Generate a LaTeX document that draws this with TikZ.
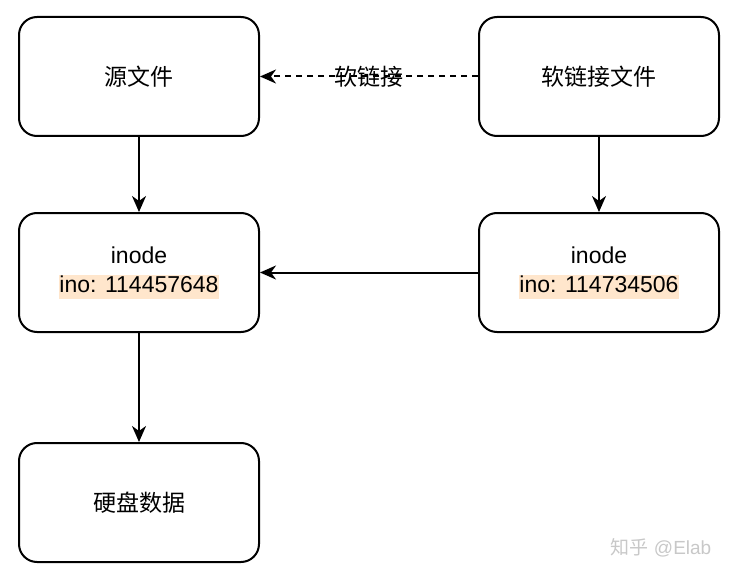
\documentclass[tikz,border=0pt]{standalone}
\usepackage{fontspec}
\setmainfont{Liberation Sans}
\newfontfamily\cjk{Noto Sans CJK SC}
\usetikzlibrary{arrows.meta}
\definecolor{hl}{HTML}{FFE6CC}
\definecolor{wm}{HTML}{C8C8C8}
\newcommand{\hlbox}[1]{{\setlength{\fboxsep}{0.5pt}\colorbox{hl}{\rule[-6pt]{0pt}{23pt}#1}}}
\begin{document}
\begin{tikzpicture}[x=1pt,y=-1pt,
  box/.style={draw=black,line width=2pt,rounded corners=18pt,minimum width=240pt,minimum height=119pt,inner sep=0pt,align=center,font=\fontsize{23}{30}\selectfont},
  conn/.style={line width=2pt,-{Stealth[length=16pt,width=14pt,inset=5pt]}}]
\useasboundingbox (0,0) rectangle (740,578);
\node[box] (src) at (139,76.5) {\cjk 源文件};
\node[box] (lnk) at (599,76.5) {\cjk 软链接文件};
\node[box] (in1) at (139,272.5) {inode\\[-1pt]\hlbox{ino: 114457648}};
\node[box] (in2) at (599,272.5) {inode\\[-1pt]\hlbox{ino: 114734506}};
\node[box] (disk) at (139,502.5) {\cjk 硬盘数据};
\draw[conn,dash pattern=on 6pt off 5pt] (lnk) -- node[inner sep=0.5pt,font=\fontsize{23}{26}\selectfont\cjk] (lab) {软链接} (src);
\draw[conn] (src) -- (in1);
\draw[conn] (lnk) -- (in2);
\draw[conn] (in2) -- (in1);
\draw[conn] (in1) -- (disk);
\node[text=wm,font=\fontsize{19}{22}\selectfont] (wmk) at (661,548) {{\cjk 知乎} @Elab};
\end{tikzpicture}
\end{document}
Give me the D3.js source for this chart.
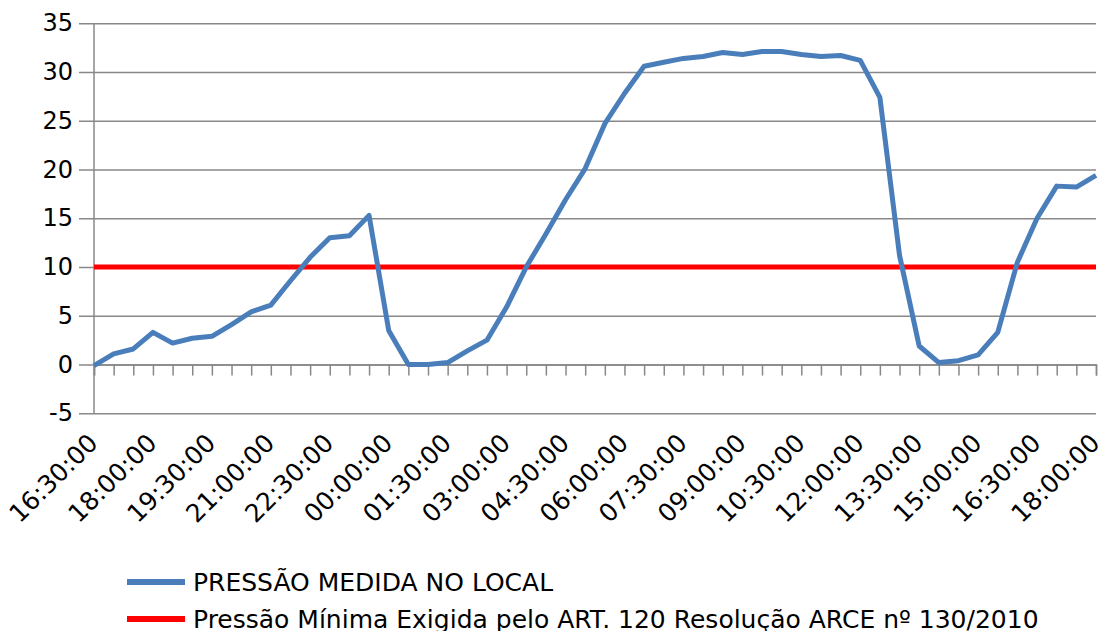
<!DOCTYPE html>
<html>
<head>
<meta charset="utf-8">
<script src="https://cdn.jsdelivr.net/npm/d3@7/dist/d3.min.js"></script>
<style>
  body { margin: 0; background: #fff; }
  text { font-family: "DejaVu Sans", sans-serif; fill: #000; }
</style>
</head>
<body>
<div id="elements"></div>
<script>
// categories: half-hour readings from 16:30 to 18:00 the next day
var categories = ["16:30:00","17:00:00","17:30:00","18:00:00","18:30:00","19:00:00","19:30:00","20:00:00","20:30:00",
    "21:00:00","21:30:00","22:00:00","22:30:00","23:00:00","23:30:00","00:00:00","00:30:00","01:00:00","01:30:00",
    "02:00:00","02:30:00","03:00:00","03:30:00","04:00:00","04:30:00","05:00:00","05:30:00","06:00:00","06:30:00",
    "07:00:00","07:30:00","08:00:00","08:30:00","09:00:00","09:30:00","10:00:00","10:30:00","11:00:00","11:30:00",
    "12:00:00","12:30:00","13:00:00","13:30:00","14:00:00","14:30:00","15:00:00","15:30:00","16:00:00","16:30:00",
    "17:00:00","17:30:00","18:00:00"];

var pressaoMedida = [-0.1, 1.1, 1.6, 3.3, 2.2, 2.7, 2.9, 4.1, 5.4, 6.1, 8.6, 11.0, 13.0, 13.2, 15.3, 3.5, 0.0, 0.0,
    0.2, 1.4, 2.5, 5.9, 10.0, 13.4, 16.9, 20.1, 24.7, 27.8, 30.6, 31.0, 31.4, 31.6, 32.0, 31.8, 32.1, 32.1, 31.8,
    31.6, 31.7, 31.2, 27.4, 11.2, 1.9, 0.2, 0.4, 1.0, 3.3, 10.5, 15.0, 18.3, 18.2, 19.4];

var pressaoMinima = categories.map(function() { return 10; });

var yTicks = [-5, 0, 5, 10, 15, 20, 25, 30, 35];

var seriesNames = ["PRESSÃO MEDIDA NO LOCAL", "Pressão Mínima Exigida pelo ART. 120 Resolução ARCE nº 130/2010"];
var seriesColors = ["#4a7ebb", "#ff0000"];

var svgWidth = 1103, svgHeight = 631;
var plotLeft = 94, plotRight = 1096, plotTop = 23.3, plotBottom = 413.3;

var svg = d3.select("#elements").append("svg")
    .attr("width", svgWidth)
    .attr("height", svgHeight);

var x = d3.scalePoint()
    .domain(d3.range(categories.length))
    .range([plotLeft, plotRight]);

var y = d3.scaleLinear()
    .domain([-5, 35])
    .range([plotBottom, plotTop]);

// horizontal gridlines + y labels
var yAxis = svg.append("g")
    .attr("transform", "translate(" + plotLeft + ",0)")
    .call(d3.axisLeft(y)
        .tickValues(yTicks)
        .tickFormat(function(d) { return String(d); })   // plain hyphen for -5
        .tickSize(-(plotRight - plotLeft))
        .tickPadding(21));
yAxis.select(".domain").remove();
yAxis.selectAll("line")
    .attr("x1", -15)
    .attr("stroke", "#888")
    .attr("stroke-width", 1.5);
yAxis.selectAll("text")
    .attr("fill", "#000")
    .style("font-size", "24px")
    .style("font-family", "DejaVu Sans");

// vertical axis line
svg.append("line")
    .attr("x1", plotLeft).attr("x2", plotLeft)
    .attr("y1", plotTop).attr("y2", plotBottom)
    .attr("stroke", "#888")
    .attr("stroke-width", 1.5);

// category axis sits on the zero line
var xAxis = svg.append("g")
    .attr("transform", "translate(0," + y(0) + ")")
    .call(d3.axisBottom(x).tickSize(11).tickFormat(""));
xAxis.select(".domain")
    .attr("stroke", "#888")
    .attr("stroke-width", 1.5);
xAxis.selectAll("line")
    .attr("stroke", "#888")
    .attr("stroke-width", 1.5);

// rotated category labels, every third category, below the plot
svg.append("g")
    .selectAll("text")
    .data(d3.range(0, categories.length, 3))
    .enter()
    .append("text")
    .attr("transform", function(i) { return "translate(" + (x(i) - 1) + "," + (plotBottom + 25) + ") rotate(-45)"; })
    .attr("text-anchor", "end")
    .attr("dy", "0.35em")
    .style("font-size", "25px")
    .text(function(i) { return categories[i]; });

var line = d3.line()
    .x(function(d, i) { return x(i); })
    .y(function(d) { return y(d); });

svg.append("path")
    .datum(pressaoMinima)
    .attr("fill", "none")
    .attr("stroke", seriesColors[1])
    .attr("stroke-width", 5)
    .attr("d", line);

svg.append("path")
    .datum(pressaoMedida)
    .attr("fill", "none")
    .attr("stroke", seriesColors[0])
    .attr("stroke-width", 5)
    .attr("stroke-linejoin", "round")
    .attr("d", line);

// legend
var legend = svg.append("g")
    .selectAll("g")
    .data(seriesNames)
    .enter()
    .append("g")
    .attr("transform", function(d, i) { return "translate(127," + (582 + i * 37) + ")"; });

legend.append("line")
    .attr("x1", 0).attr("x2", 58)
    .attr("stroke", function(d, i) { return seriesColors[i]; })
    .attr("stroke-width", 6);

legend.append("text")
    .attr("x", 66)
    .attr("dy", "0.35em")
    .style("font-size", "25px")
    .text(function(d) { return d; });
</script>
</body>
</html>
──────────
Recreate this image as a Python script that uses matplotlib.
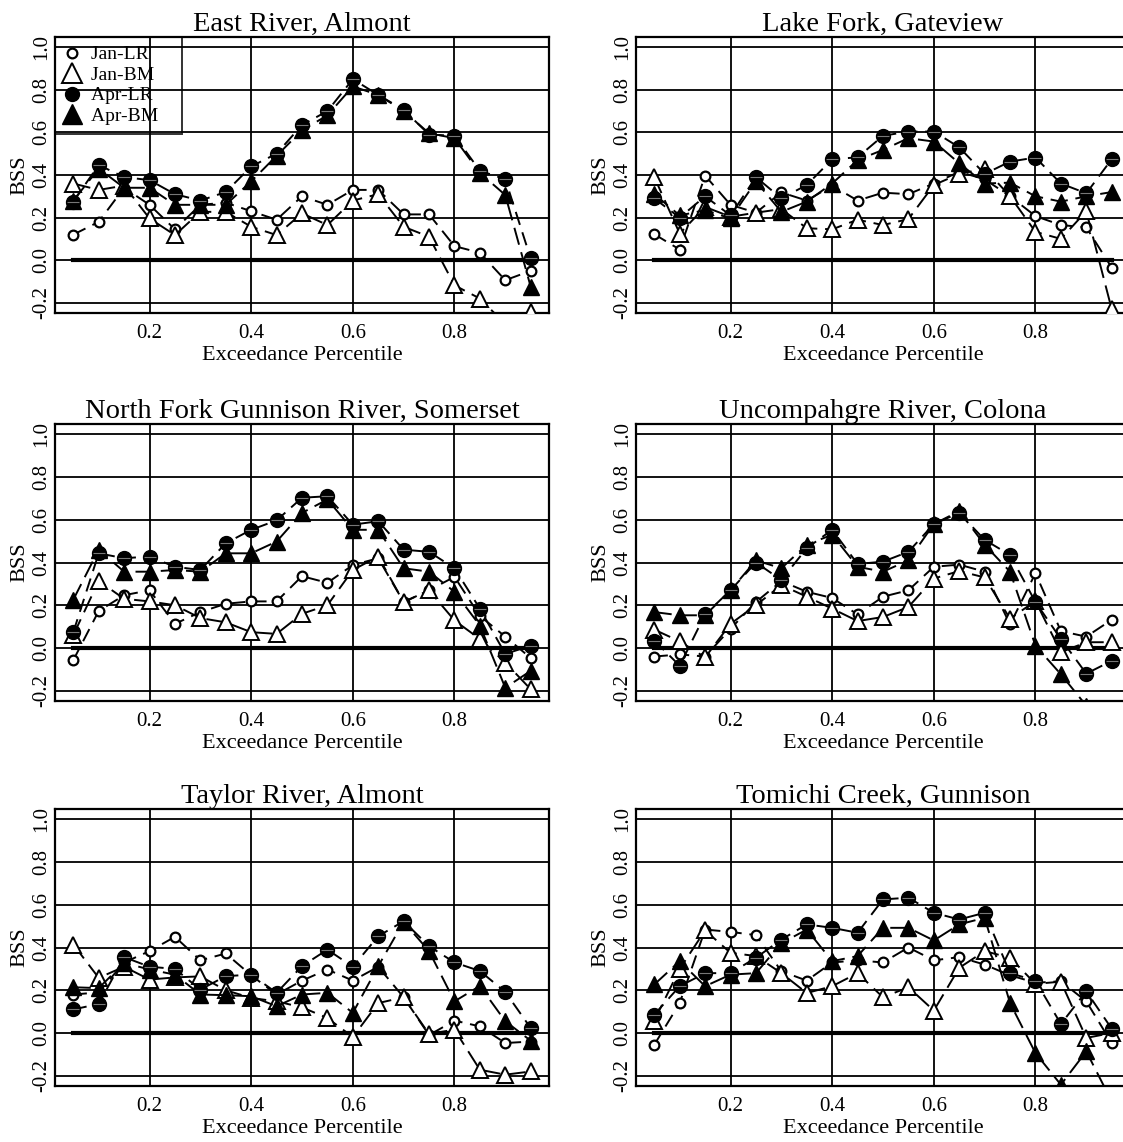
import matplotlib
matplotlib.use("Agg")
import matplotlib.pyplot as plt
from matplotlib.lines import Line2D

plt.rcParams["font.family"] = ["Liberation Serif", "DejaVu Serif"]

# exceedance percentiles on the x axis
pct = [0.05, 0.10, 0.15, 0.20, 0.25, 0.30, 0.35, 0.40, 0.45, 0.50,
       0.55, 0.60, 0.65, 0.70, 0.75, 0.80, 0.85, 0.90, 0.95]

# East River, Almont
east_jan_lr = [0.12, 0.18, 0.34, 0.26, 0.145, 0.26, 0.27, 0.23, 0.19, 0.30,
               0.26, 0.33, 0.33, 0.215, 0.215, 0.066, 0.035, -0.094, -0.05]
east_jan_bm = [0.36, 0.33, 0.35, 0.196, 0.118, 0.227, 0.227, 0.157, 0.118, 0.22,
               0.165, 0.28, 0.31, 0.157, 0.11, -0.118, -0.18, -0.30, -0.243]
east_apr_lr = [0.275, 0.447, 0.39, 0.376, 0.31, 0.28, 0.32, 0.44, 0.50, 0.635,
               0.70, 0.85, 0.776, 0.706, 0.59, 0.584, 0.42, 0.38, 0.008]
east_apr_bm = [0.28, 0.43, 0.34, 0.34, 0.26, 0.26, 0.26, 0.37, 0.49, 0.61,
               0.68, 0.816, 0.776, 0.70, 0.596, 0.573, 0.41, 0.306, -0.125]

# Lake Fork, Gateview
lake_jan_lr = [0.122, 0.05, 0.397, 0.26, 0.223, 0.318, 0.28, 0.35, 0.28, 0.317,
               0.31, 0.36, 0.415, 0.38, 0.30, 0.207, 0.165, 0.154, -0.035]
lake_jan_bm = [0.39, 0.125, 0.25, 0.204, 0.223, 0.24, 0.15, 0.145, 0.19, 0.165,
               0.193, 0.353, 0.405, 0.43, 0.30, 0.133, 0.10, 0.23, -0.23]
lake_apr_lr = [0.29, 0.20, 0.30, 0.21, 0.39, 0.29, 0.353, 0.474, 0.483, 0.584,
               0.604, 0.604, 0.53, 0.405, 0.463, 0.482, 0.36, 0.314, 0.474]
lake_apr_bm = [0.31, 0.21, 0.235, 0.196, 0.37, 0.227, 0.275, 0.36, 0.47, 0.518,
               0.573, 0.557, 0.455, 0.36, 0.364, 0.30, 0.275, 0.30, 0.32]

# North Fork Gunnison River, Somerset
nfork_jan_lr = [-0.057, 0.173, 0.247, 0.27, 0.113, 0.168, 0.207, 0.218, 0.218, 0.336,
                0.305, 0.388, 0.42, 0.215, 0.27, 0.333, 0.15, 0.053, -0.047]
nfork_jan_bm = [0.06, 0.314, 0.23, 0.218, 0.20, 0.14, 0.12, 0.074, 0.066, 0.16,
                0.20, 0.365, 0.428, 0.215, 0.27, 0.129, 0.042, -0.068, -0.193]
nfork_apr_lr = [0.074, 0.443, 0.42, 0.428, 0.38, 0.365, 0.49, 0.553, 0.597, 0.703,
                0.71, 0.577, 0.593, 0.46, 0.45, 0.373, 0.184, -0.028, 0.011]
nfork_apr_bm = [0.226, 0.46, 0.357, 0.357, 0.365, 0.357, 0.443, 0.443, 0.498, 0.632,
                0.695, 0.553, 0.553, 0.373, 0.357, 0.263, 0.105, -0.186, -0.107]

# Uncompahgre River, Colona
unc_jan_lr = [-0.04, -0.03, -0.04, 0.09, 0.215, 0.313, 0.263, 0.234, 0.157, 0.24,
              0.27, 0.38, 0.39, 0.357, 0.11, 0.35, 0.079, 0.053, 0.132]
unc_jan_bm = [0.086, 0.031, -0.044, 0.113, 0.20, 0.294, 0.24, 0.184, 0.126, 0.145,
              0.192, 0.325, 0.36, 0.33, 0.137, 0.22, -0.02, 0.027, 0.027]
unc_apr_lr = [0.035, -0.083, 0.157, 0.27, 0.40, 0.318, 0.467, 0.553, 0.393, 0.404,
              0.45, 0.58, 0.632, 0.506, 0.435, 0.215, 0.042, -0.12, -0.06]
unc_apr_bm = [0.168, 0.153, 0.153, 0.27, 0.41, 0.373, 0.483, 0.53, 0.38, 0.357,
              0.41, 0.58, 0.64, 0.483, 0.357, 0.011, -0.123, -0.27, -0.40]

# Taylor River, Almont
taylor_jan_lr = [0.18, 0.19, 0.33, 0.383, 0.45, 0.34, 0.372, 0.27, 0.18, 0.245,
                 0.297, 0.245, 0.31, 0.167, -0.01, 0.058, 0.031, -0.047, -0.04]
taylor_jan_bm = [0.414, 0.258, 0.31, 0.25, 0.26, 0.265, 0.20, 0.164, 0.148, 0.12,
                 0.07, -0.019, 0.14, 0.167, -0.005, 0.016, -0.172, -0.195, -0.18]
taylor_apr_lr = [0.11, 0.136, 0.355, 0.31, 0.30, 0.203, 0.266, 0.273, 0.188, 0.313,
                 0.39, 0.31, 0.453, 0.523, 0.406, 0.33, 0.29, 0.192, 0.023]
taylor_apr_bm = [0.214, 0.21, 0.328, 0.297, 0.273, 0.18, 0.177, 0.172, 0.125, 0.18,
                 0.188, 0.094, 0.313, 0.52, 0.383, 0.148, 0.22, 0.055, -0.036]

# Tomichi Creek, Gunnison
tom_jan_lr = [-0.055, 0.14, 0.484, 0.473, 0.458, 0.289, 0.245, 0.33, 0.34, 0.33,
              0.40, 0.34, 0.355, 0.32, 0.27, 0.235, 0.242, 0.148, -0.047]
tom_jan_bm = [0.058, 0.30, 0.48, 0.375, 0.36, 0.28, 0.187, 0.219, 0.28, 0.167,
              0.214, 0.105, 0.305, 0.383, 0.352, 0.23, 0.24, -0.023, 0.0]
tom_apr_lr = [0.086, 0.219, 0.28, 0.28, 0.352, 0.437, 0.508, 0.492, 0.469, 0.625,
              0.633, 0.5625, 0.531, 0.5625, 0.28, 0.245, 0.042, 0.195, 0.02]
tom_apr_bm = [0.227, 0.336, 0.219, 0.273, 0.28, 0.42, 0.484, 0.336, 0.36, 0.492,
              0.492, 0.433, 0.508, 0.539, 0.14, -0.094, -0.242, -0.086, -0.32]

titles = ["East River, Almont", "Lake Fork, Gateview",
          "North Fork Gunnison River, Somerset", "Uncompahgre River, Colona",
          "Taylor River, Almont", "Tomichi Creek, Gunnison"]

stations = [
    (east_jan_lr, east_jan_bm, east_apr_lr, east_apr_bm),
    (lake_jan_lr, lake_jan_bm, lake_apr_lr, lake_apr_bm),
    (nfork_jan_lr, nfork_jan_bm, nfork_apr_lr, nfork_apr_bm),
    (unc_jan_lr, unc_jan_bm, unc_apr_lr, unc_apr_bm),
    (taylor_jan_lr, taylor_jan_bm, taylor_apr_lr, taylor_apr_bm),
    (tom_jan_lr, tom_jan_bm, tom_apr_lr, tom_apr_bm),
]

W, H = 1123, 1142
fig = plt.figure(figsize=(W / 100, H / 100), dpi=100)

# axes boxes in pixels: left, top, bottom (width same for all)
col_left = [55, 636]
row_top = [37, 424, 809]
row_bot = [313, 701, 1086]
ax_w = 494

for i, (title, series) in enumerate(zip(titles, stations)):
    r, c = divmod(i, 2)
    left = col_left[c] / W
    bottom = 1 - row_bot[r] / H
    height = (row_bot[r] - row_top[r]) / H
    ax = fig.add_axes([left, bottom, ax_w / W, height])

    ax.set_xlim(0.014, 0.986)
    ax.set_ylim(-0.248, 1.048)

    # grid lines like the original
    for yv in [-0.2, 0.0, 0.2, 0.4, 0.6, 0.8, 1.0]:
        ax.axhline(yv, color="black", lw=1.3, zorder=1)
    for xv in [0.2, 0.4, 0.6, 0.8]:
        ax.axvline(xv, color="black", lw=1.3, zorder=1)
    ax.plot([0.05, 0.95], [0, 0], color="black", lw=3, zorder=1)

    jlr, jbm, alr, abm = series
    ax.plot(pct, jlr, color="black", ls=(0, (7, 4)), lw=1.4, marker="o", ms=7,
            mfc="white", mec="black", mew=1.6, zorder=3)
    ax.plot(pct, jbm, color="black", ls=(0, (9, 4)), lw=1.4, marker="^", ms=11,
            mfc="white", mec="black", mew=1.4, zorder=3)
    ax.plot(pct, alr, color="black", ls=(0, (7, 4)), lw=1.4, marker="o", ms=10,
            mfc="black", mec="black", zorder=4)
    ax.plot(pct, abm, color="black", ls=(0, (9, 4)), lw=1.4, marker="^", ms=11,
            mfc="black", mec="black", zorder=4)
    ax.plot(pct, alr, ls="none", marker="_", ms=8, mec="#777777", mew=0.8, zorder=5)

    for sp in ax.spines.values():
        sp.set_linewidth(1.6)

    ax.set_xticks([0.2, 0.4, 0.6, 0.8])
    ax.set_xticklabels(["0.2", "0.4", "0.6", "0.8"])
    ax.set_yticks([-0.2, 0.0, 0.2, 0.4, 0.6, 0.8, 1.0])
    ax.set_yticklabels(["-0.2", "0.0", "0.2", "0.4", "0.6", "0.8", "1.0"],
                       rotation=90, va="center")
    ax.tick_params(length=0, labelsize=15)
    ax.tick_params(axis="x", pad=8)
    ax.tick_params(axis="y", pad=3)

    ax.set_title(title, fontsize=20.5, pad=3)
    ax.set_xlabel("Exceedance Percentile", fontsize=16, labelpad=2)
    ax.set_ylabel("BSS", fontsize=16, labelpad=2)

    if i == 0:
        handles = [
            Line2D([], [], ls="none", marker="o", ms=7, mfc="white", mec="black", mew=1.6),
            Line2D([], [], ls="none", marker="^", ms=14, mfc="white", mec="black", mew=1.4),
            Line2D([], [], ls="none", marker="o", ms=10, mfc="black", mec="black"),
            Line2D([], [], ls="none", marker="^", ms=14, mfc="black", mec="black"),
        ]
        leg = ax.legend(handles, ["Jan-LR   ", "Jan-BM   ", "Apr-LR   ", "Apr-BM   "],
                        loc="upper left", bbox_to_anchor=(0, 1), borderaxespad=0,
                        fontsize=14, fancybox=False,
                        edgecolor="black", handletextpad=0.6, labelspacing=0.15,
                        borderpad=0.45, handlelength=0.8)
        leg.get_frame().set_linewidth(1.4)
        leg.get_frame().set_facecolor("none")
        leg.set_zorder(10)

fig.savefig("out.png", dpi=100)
──────────
### Directions
Copy only the lines above from the one containing "Recreate this image" through the one containing "0.573, 0.557, 0.455, 0.36, 0.364, 0.30, 0.275, 0.30, 0.32]", both included. Leave out the pictures.

### Written response
Recreate this image as a Python script that uses matplotlib.
import matplotlib
matplotlib.use("Agg")
import matplotlib.pyplot as plt
from matplotlib.lines import Line2D

plt.rcParams["font.family"] = ["Liberation Serif", "DejaVu Serif"]

# exceedance percentiles on the x axis
pct = [0.05, 0.10, 0.15, 0.20, 0.25, 0.30, 0.35, 0.40, 0.45, 0.50,
       0.55, 0.60, 0.65, 0.70, 0.75, 0.80, 0.85, 0.90, 0.95]

# East River, Almont
east_jan_lr = [0.12, 0.18, 0.34, 0.26, 0.145, 0.26, 0.27, 0.23, 0.19, 0.30,
               0.26, 0.33, 0.33, 0.215, 0.215, 0.066, 0.035, -0.094, -0.05]
east_jan_bm = [0.36, 0.33, 0.35, 0.196, 0.118, 0.227, 0.227, 0.157, 0.118, 0.22,
               0.165, 0.28, 0.31, 0.157, 0.11, -0.118, -0.18, -0.30, -0.243]
east_apr_lr = [0.275, 0.447, 0.39, 0.376, 0.31, 0.28, 0.32, 0.44, 0.50, 0.635,
               0.70, 0.85, 0.776, 0.706, 0.59, 0.584, 0.42, 0.38, 0.008]
east_apr_bm = [0.28, 0.43, 0.34, 0.34, 0.26, 0.26, 0.26, 0.37, 0.49, 0.61,
               0.68, 0.816, 0.776, 0.70, 0.596, 0.573, 0.41, 0.306, -0.125]

# Lake Fork, Gateview
lake_jan_lr = [0.122, 0.05, 0.397, 0.26, 0.223, 0.318, 0.28, 0.35, 0.28, 0.317,
               0.31, 0.36, 0.415, 0.38, 0.30, 0.207, 0.165, 0.154, -0.035]
lake_jan_bm = [0.39, 0.125, 0.25, 0.204, 0.223, 0.24, 0.15, 0.145, 0.19, 0.165,
               0.193, 0.353, 0.405, 0.43, 0.30, 0.133, 0.10, 0.23, -0.23]
lake_apr_lr = [0.29, 0.20, 0.30, 0.21, 0.39, 0.29, 0.353, 0.474, 0.483, 0.584,
               0.604, 0.604, 0.53, 0.405, 0.463, 0.482, 0.36, 0.314, 0.474]
lake_apr_bm = [0.31, 0.21, 0.235, 0.196, 0.37, 0.227, 0.275, 0.36, 0.47, 0.518,
               0.573, 0.557, 0.455, 0.36, 0.364, 0.30, 0.275, 0.30, 0.32]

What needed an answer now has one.